═════ Dataset section

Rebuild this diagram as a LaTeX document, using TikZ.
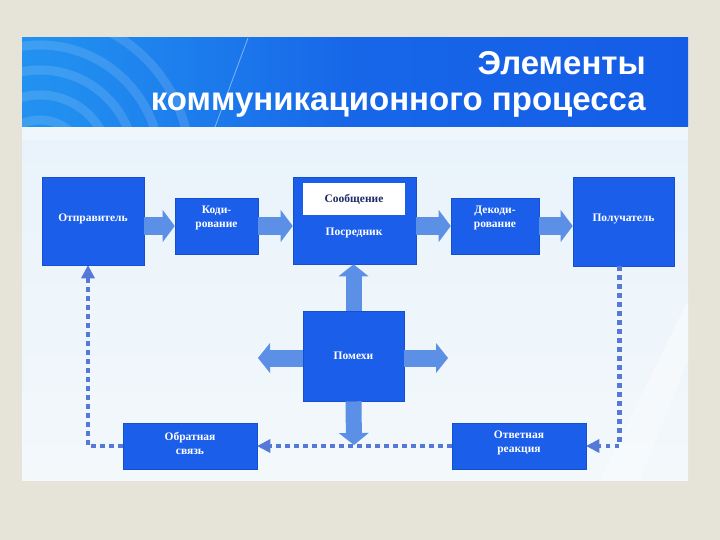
\documentclass[tikz,border=0pt]{standalone}
\usepackage{fontspec}
\setmainfont{Liberation Serif}
\newfontfamily\titlefont{Liberation Sans}
\usetikzlibrary{arrows.meta}
\definecolor{pagebg}{HTML}{E6E3D8}
\definecolor{boxblue}{HTML}{1B5EEA}
\definecolor{boxedge}{HTML}{1650D2}
\definecolor{arrblue}{HTML}{5C8FE6}
\definecolor{dotblue}{HTML}{5678D6}
\definecolor{navy}{HTML}{1C2A66}
\pgfdeclarehorizontalshading{bandshade}{100bp}{rgb(0bp)=(0.16,0.64,0.96); rgb(28bp)=(0.13,0.56,0.94); rgb(50bp)=(0.09,0.40,0.91); rgb(100bp)=(0.07,0.33,0.90)}
\tikzset{
  box/.style={fill=boxblue, draw=boxedge, line width=0.6pt, inner sep=0pt},
  lbl/.style={text=white, font=\bfseries\fontsize{11.5}{14}\selectfont, align=center},
  blockarrow/.style={draw=arrblue, line width=18pt, -{Triangle[width=32pt,length=12pt,line width=0pt]}},
  vblockarrow/.style={draw=arrblue, line width=16pt, -{Triangle[width=30pt,length=12pt,line width=0pt]}},
  dotline/.style={draw=dotblue, line width=4.5pt, dash pattern=on 4.5pt off 4.5pt, -{Triangle[width=14pt,length=13pt,line width=0pt]}}
}
\begin{document}
\begin{tikzpicture}[x=1pt,y=-1pt]
\useasboundingbox (0,0) rectangle (720,540);
% page and slide background
\fill[pagebg] (0,0) rectangle (720,540);
\shade[top color={rgb,255:red,233;green,243;blue,251}, bottom color={rgb,255:red,243;green,248;blue,251}] (22,127) rectangle (688,480);
\begin{scope}
\clip (22,127) rectangle (688,480);
\fill[white, opacity=0.35] (600,480) -- (688,300) -- (688,360) -- (640,480) -- cycle;
\fill[white, opacity=0.3] (22,127) rectangle (688,140);
\end{scope}
% title band
\shade[shading=bandshade] (22,38) rectangle (688,127);
\begin{scope}
\clip (22,38) rectangle (688,127);
\foreach \r in {45,70,95,120,150}
  \draw[white, opacity=0.13, line width=9pt] (40,165) circle (\r);
\draw[white, opacity=0.45, line width=0.8pt] (248,38) -- (215,127);
\end{scope}
\node[anchor=base east, inner sep=0pt, text=white, font=\titlefont\bfseries\fontsize{33}{33}\selectfont] (t1) at (646,75) {Элементы};
\node[anchor=base east, inner sep=0pt, text=white, font=\titlefont\bfseries\fontsize{33}{33}\selectfont] (t2) at (646,111) {коммуникационного процесса};
% boxes
\node[box, minimum width=102pt, minimum height=88pt] (snd) at (93,221) {};
\node[box, minimum width=83pt, minimum height=56pt] (kod) at (216.5,226) {};
\node[box, minimum width=123pt, minimum height=87pt] (pos) at (354.5,220.5) {};
\node[fill=white, minimum width=102pt, minimum height=32pt, inner sep=0pt] (msg) at (354,199) {};
\node[box, minimum width=88pt, minimum height=56pt] (dek) at (495,226) {};
\node[box, minimum width=101pt, minimum height=89pt] (rcv) at (623.5,221.5) {};
\node[box, minimum width=101pt, minimum height=90pt] (pom) at (353.5,356) {};
\node[box, minimum width=134pt, minimum height=46pt] (fb) at (190,446) {};
\node[box, minimum width=134pt, minimum height=46pt] (resp) at (519,446) {};
% labels
\node[lbl] at (93,219) {Отправитель};
\node[lbl] at ([yshift=8pt]kod.center) {Коди-\\рование};
\node[lbl, text=navy] at (msg.center) {Сообщение};
\node[lbl] at (354,233) {Посредник};
\node[lbl] at ([yshift=8pt]dek.center) {Декоди-\\рование};
\node[lbl] at (623.5,219) {Получатель};
\node[lbl] at (pom.center) {Помехи};
\node[lbl] at ([yshift=3pt]fb.center) {Обратная\\связь};
\node[lbl] at ([yshift=3pt]resp.center) {Ответная\\реакция};
% main flow arrows
\draw[blockarrow] (snd.east |- kod.west) -- (kod.west);
\draw[blockarrow] (kod.east) -- (pos.west |- kod.east);
\draw[blockarrow] (pos.east |- dek.west) -- (dek.west);
\draw[blockarrow] (dek.east) -- (rcv.west |- dek.east);
% noise arrows
\coordinate (nl) at (258,358);
\coordinate (nr) at (448,358);
\coordinate (nd) at (354,445);
\draw[vblockarrow] (pom.north) -- (pom.north |- pos.south);
\draw[vblockarrow] (pom.south) -- (nd);
\draw[vblockarrow, line width=17pt] (pom.west |- nl) -- (nl);
\draw[vblockarrow, line width=17pt] (pom.east |- nr) -- (nr);
% feedback dotted lines
\draw[dotline] ([xshift=-4pt]rcv.south) |- (resp.east);
\draw[dotline] (resp.west) -- (fb.east);
\draw[dotline] (fb.west) -| ([xshift=-5pt]snd.south);
\end{tikzpicture}
\end{document}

══════════

> **Your goal**:
Omit any images, then output the listing exactly.

> **Written response**:
Rebuild this diagram as a LaTeX document, using TikZ.
\documentclass[tikz,border=0pt]{standalone}
\usepackage{fontspec}
\setmainfont{Liberation Serif}
\newfontfamily\titlefont{Liberation Sans}
\usetikzlibrary{arrows.meta}
\definecolor{pagebg}{HTML}{E6E3D8}
\definecolor{boxblue}{HTML}{1B5EEA}
\definecolor{boxedge}{HTML}{1650D2}
\definecolor{arrblue}{HTML}{5C8FE6}
\definecolor{dotblue}{HTML}{5678D6}
\definecolor{navy}{HTML}{1C2A66}
\pgfdeclarehorizontalshading{bandshade}{100bp}{rgb(0bp)=(0.16,0.64,0.96); rgb(28bp)=(0.13,0.56,0.94); rgb(50bp)=(0.09,0.40,0.91); rgb(100bp)=(0.07,0.33,0.90)}
\tikzset{
  box/.style={fill=boxblue, draw=boxedge, line width=0.6pt, inner sep=0pt},
  lbl/.style={text=white, font=\bfseries\fontsize{11.5}{14}\selectfont, align=center},
  blockarrow/.style={draw=arrblue, line width=18pt, -{Triangle[width=32pt,length=12pt,line width=0pt]}},
  vblockarrow/.style={draw=arrblue, line width=16pt, -{Triangle[width=30pt,length=12pt,line width=0pt]}},
  dotline/.style={draw=dotblue, line width=4.5pt, dash pattern=on 4.5pt off 4.5pt, -{Triangle[width=14pt,length=13pt,line width=0pt]}}
}
\begin{document}
\begin{tikzpicture}[x=1pt,y=-1pt]
\useasboundingbox (0,0) rectangle (720,540);
% page and slide background
\fill[pagebg] (0,0) rectangle (720,540);
\shade[top color={rgb,255:red,233;green,243;blue,251}, bottom color={rgb,255:red,243;green,248;blue,251}] (22,127) rectangle (688,480);
\begin{scope}
\clip (22,127) rectangle (688,480);
\fill[white, opacity=0.35] (600,480) -- (688,300) -- (688,360) -- (640,480) -- cycle;
\fill[white, opacity=0.3] (22,127) rectangle (688,140);
\end{scope}
% title band
\shade[shading=bandshade] (22,38) rectangle (688,127);
\begin{scope}
\clip (22,38) rectangle (688,127);
\foreach \r in {45,70,95,120,150}
  \draw[white, opacity=0.13, line width=9pt] (40,165) circle (\r);
\draw[white, opacity=0.45, line width=0.8pt] (248,38) -- (215,127);
\end{scope}
\node[anchor=base east, inner sep=0pt, text=white, font=\titlefont\bfseries\fontsize{33}{33}\selectfont] (t1) at (646,75) {Элементы};
\node[anchor=base east, inner sep=0pt, text=white, font=\titlefont\bfseries\fontsize{33}{33}\selectfont] (t2) at (646,111) {коммуникационного процесса};
% boxes
\node[box, minimum width=102pt, minimum height=88pt] (snd) at (93,221) {};
\node[box, minimum width=83pt, minimum height=56pt] (kod) at (216.5,226) {};
\node[box, minimum width=123pt, minimum height=87pt] (pos) at (354.5,220.5) {};
\node[fill=white, minimum width=102pt, minimum height=32pt, inner sep=0pt] (msg) at (354,199) {};
\node[box, minimum width=88pt, minimum height=56pt] (dek) at (495,226) {};
\node[box, minimum width=101pt, minimum height=89pt] (rcv) at (623.5,221.5) {};
\node[box, minimum width=101pt, minimum height=90pt] (pom) at (353.5,356) {};
\node[box, minimum width=134pt, minimum height=46pt] (fb) at (190,446) {};
\node[box, minimum width=134pt, minimum height=46pt] (resp) at (519,446) {};
% labels
\node[lbl] at (93,219) {Отправитель};
\node[lbl] at ([yshift=8pt]kod.center) {Коди-\\рование};
\node[lbl, text=navy] at (msg.center) {Сообщение};
\node[lbl] at (354,233) {Посредник};
\node[lbl] at ([yshift=8pt]dek.center) {Декоди-\\рование};
\node[lbl] at (623.5,219) {Получатель};
\node[lbl] at (pom.center) {Помехи};
\node[lbl] at ([yshift=3pt]fb.center) {Обратная\\связь};
\node[lbl] at ([yshift=3pt]resp.center) {Ответная\\реакция};
% main flow arrows
\draw[blockarrow] (snd.east |- kod.west) -- (kod.west);
\draw[blockarrow] (kod.east) -- (pos.west |- kod.east);
\draw[blockarrow] (pos.east |- dek.west) -- (dek.west);
\draw[blockarrow] (dek.east) -- (rcv.west |- dek.east);
% noise arrows
\coordinate (nl) at (258,358);
\coordinate (nr) at (448,358);
\coordinate (nd) at (354,445);
\draw[vblockarrow] (pom.north) -- (pom.north |- pos.south);
\draw[vblockarrow] (pom.south) -- (nd);
\draw[vblockarrow, line width=17pt] (pom.west |- nl) -- (nl);
\draw[vblockarrow, line width=17pt] (pom.east |- nr) -- (nr);
% feedback dotted lines
\draw[dotline] ([xshift=-4pt]rcv.south) |- (resp.east);
\draw[dotline] (resp.west) -- (fb.east);
\draw[dotline] (fb.west) -| ([xshift=-5pt]snd.south);
\end{tikzpicture}
\end{document}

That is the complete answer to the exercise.